Sirenusa Developer’s Excuses Don’t Make Sense

Dear Mr. Marzano,

You have often stated publicly that you believe you have been misrepresented and that the reports attacking the Sirenusa project have been misleading and unfair. According to the documents available to the public, at a minimum your project does not meet the requirements of the property’s R-2 zoning and the project does not comply with the requirements of the building codes.

As a result, the Department of Planning and Natural Resources stopped construction last year until these issues were addressed. It appears that instead of correcting these problems you have asked the senators to pardon these abuses and change the laws of the Virgin Islands to fit your project.

I believe your quote in the newspaper was that “our architect told us to build four stories and that he would get the permits later.” Well, “four stories” is what has been offered for sale for years and that is what the Senate approved before the governor’s veto due to numerous professional recommendations against the bill and its illegalities. So please help us understand the facts and put your cards on the table.

After exploring other excuses such as incorrect surveys and poorly written building codes, in a recent St. John Tradewinds article, you claim that this controversy is now somehow a “racial issue” because the opposition is “primarily continental people against development because they have their million dollar homes already.”

Correct me if I am wrong, but I believe that your average unit at Sirenusa is selling for $2 million ($1.4 to $2.6 million) and I am doubtful that many of your buyers are “local.” Are you saying that these opponents are against your project because more expensive real estate such as yours will increase property taxes or that your project shall perhaps change the demographics of the neighborhood?

Neither explanation seems rational so your statements appear to be aimed at inciting a division within our small island community, to provoke a response from those unaware of your tactics, and to deflect criticism of your project. Perhaps, because you do not know us, you did not hear how this approach failed for the Crucians when they tried to divide St. John along racial lines for their own validation.
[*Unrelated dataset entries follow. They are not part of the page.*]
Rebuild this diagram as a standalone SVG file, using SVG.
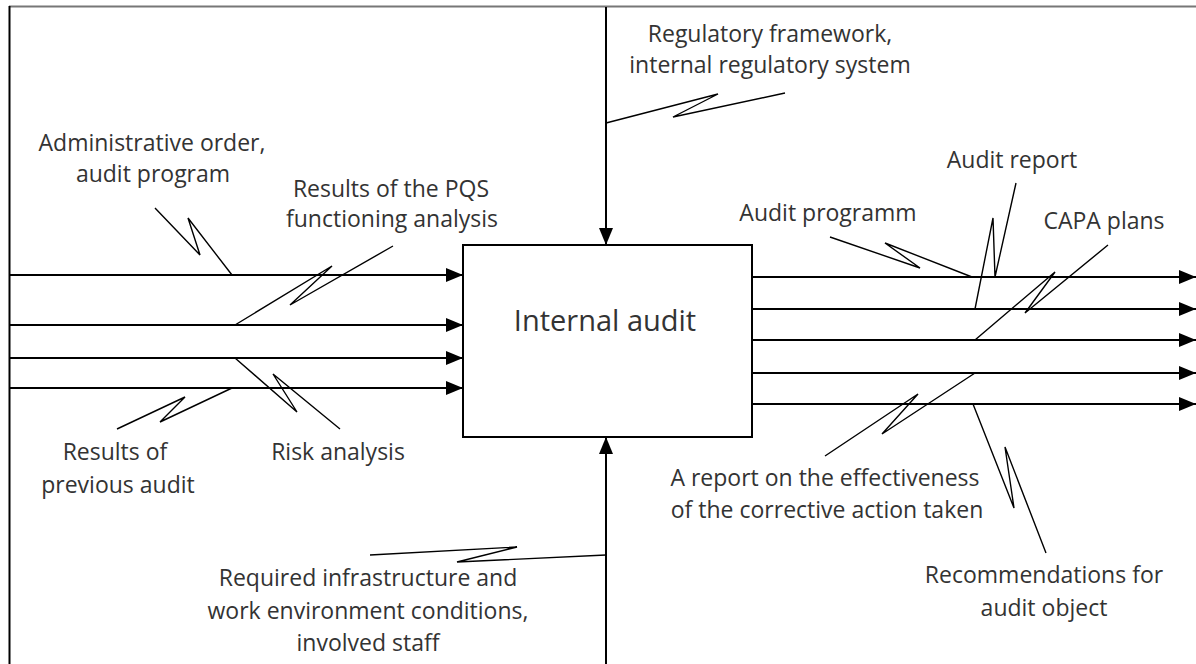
<svg xmlns="http://www.w3.org/2000/svg" width="1196" height="664" viewBox="0 0 1196 664">
<defs>
<marker id="ah" markerUnits="userSpaceOnUse" markerWidth="18" markerHeight="16" refX="17" refY="8" orient="auto">
<path d="M0,1 L17,8 L0,15 z" fill="#000"/>
</marker>
<style>
.t{font-family:"Open Sans","DejaVu Sans",sans-serif;font-size:23px;fill:#333;text-anchor:middle}
.big{font-size:29px}
.arr{stroke:#000;stroke-width:2;fill:none;marker-end:url(#ah)}
.sq{stroke:#000;stroke-width:1.4;fill:none;stroke-linejoin:miter}
</style>
</defs>
<rect width="1196" height="664" fill="#fff"/>
<g id="frame">
<line x1="9" y1="6.5" x2="1196" y2="6.5" stroke="#777" stroke-width="2"/>
<line x1="9.5" y1="6" x2="9.5" y2="664" stroke="#000" stroke-width="2"/>
</g>
<g id="connectors">
<line class="arr" x1="10" y1="275" x2="463" y2="275"/>
<line class="arr" x1="10" y1="325" x2="463" y2="325"/>
<line class="arr" x1="10" y1="358" x2="463" y2="358"/>
<line class="arr" x1="10" y1="388" x2="463" y2="388"/>
<line class="arr" x1="752" y1="277" x2="1196" y2="277"/>
<line class="arr" x1="752" y1="309" x2="1196" y2="309"/>
<line class="arr" x1="752" y1="340" x2="1196" y2="340"/>
<line class="arr" x1="752" y1="373" x2="1196" y2="373"/>
<line class="arr" x1="752" y1="404" x2="1196" y2="404"/>
<line class="arr" x1="606" y1="7" x2="606" y2="245"/>
<line class="arr" x1="606" y1="664" x2="606" y2="437"/>
<polyline class="sq" points="155,208 200,255 188,218 232,275"/>
<polyline class="sq" points="393,246 290,305 332,266 235,325"/>
<polyline class="sq" points="117,429 185,397 160,422 232,388"/>
<polyline class="sq" points="340,429 273,374 297,412 235,358"/>
<polyline class="sq" points="785,93 673,117 718,94 606,123"/>
<polyline class="sq" points="370,555 517,547 457,562 606,555"/>
<polyline class="sq" points="830,237 920,268 885,243 972,277"/>
<polyline class="sq" points="1016,183 995,277 993,218 975,309"/>
<polyline class="sq" points="1108,245 1025,313 1055,272 975,340"/>
<polyline class="sq" points="825,456 918,394 882,434 975,373"/>
<polyline class="sq" points="1046,553 1005,447 1014,508 973,404"/>
</g>
<g id="node-internal-audit">
<rect x="463" y="245" width="289" height="192" fill="#fff" stroke="#000" stroke-width="2"/>
<text class="t big" x="605" y="331">Internal audit</text>
</g>
<g id="label-regulatory">
<text class="t" x="770" y="42">Regulatory framework,</text>
<text class="t" x="770" y="73">internal regulatory system</text>
</g>
<g id="label-admin">
<text class="t" x="152" y="151">Administrative order,</text>
<text class="t" x="153" y="182">audit program</text>
</g>
<g id="label-pqs">
<text class="t" x="391" y="197">Results of the PQS</text>
<text class="t" x="392" y="227">functioning analysis</text>
</g>
<g id="label-previous">
<text class="t" x="115" y="460">Results of</text>
<text class="t" x="118" y="493">previous audit</text>
</g>
<g id="label-risk">
<text class="t" x="338" y="460">Risk analysis</text>
</g>
<g id="label-infrastructure">
<text class="t" x="368" y="586">Required infrastructure and</text>
<text class="t" x="368" y="619">work environment conditions,</text>
<text class="t" x="368" y="651">involved staff</text>
</g>
<g id="label-audit-programm">
<text class="t" x="828" y="221">Audit programm</text>
</g>
<g id="label-audit-report">
<text class="t" x="1012" y="168">Audit report</text>
</g>
<g id="label-capa">
<text class="t" x="1104" y="229">CAPA plans</text>
</g>
<g id="label-effectiveness">
<text class="t" x="825" y="486">A report on the effectiveness</text>
<text class="t" x="827" y="518">of the corrective action taken</text>
</g>
<g id="label-recommendations">
<text class="t" x="1044" y="583">Recommendations for</text>
<text class="t" x="1044" y="616">audit object</text>
</g>
</svg>
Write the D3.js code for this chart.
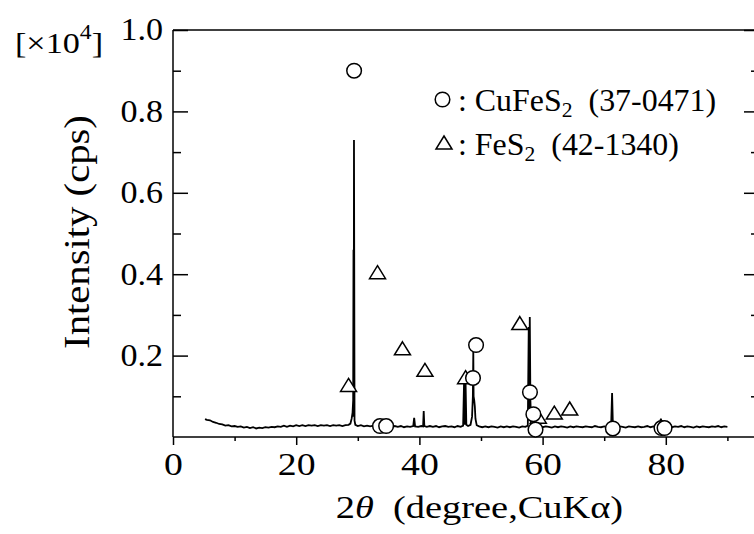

No, your supporters are only those employees and subcontractors who are directly paid to write letters and attend rallies while your opponents are the concerned community united against irresponsible and unsustainable development.
In this same article you also repeated your claims that, despite contrary statements to DPNR, you are now “out of money” and “the project’s bank loan is in jeopardy without the additional units.” If these claims are the actual facts and your only remaining motive for your zoning change request, then you should have no problem proving such claims by presenting all your financial statements to the public.

Without them, your allegations of high construction costs, lack of profits, and bank concerns appear less than credible. I for one am curious which bank would write such a substantial loan without collateral or verification of your ability to meet the terms of the loan.

While your bank may not be concerned that you are threatening to walk away from a “$35 million dollar construction cost to date,” I would suppose that your own buyers, or our Senate, would at least consider a performance bond after such statements. But I am reassured that, if you did walk away from a legitimate bank loan and bankrupt yourself, someone would buy the project from your bank at a reduced cost and complete the project thus keeping the crews employed and avoiding your doomsday predictions.

Nonetheless, I am still a little confused as to the accounting that has you so anxious about your ability to complete the project without the additional units. You are on the record stating that you have spent $35 million to date and expected to spend a total of $60 million on the project. Given that the current 40 units are selling for an average of $2 million each and most units are sold, you should have contracts for $80 million and net a profit of about $20 million, barring unforeseen expenses.

Okay, while I do not have your experience, I guess a developer such as yourself could feel that a profit of $20 million is a poor investment given your sacrifices to date. So these additional seven units that you are requesting will generate another $14 million for a total of $94 million in sales but, because construction costs are always less for such added units, you may expect a total profit of perhaps $25 to $30 million.

Do I have that right? Of course there could be an error or two in this calculation but, then again, your full cooperation and financials for an audit would clear up any misunderstandings that many of us still have. I look forward to your improved level of disclosure and your next verifiable statement.